Fatema, dont le nom a été modifié pour protéger son identité, a 16 ans. Elle s’est rendue à l’hôpital dès qu’elle a pensé que le travail avait commencé, mais il n’avançait pas. Elle est rentrée chez elle quelques heures plus tard, pour ensuite accoucher soudainement à la maison avec l’aide de sa mère.
« L’accouchement s’est bien passé et le bébé va bien, mais j’ai eu quelques saignements par la suite », raconte Fatema. « Le matin, je suis retournée à l’hôpital, où j’ai reçu les soins médicaux appropriés pour arrêter le saignement. Je suis heureuse et soulagée que la douleur ait disparu et que je puisse bientôt sortir pour rencontrer mon bébé. »
De retour dans la salle d'accouchement, Negah reçoit la visite de l'éducatrice sanitaire, Bashira Seqek, qui lui donne des informations sur la toxicité du paracétamol, les avantages de l'allaitement et la planification familiale. Pendant ce temps, dans le couloir, son mari Ali Abdallah Ali tient leur fils d'un jour dans ses bras, les yeux emplis de fierté.

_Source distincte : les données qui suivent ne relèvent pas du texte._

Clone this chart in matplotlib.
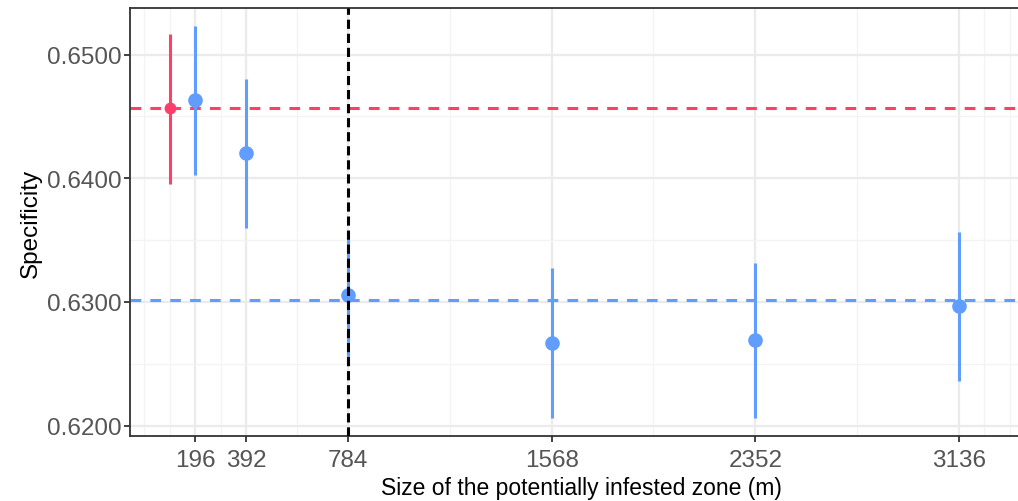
#Specificity vs size of the potentially infested zone
import matplotlib
matplotlib.use('Agg')
from matplotlib import pyplot as plt
from matplotlib.ticker import FormatStrFormatter, FixedLocator

plt.rcParams['font.family'] = ['Liberation Sans', 'DejaVu Sans']

#Data
ref_x = [98]
ref_spec = [0.64565]
ref_low = [0.63958]
ref_high = [0.65164]

sizes = [196, 392, 784, 1568, 2352, 3136]
spec = [0.64632, 0.64201, 0.63059, 0.62670, 0.62694, 0.62967]
spec_low = [0.64024, 0.63601, 0.62499, 0.62062, 0.62062, 0.62364]
spec_high = [0.65235, 0.64800, 0.63567, 0.63277, 0.63318, 0.63567]

ref_line = 0.64565
zone_line = 0.63013
chosen_size = 784

xticks = [196, 392, 784, 1568, 2352, 3136]
xminor = [0, 98, 294, 588, 1176, 1960, 2744, 3234, 3332]
yticks = [0.62, 0.63, 0.64, 0.65]
yminor = [0.615, 0.625, 0.635, 0.645]

red = '#FF3E6C'
blue = '#619CFF'

#Plot data
fig = plt.figure(dpi=100, figsize=(10.18, 5.02))
ax = fig.add_axes([0.1277, 0.1289, 0.8868, 0.8526])

ax.axhline(ref_line, color=red, lw=2.2, ls=(0, (3.5, 3)), zorder=2)
ax.axhline(zone_line, color=blue, lw=2.2, ls=(0, (3.5, 3)), zorder=2)

ax.vlines(ref_x, ref_low, ref_high, color=red, lw=2.2, zorder=3)
ax.plot(ref_x, ref_spec, 'o', color=red, ms=7.5, zorder=4)
ax.vlines(sizes, spec_low, spec_high, color=blue, lw=2.2, zorder=3)
ax.plot(sizes, spec, 'o', color=blue, ms=9.5, zorder=4)

ax.axvline(chosen_size, color='black', lw=2.2, ls=(0, (3, 1.6)), zorder=5)

#Format plot
ax.set_xlim(-55, 3420)
ax.set_ylim(0.61914, 0.65375)
ax.set_xticks(xticks)
ax.set_yticks(yticks)
ax.xaxis.set_minor_locator(FixedLocator(xminor))
ax.yaxis.set_minor_locator(FixedLocator(yminor))
ax.yaxis.set_major_formatter(FormatStrFormatter('%.4f'))
ax.grid(which='major', color='#EBEBEB', lw=1.6, zorder=0)
ax.grid(which='minor', color='#F3F3F3', lw=0.9, zorder=0)
ax.set_axisbelow(True)

for side in ['left', 'bottom', 'top', 'right']:
    ax.spines[side].set_color('#333333')
    ax.spines[side].set_linewidth(1.3)

ax.tick_params(axis='both', which='major', labelsize=17.5, colors='#333333',
               labelcolor='#555555', length=4, width=1.3)
ax.tick_params(axis='x', which='major', pad=5)
ax.tick_params(axis='y', which='major', pad=2)
ax.tick_params(axis='both', which='minor', length=0)

ax.set_xlabel('Size of the potentially infested zone (m)', fontsize=16.5, labelpad=4)
ax.set_ylabel('Specificity', fontsize=17.5, labelpad=4)

fig.savefig('out.png', dpi=100)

« Depuis que la maternité a ouvert ici à Mocha, tout est disponible et j’en suis reconnaissant », dit Ali. « J’ai entièrement confiance dans les services fournis. Dans mon village, nous savons tous que nous devons venir ici pour les questions liées aux soins maternels. »
Derrière la porte, où le personnel non médical masculin n’est pas admis, la maternité est un univers de femmes, de dignité et de solidarité, qui vibre au rythme des sages-femmes.
Depuis le transfert de nos services à l’hôpital général de Mocha, plus de 1 600 femmes ont accouché en toute sécurité dans notre service.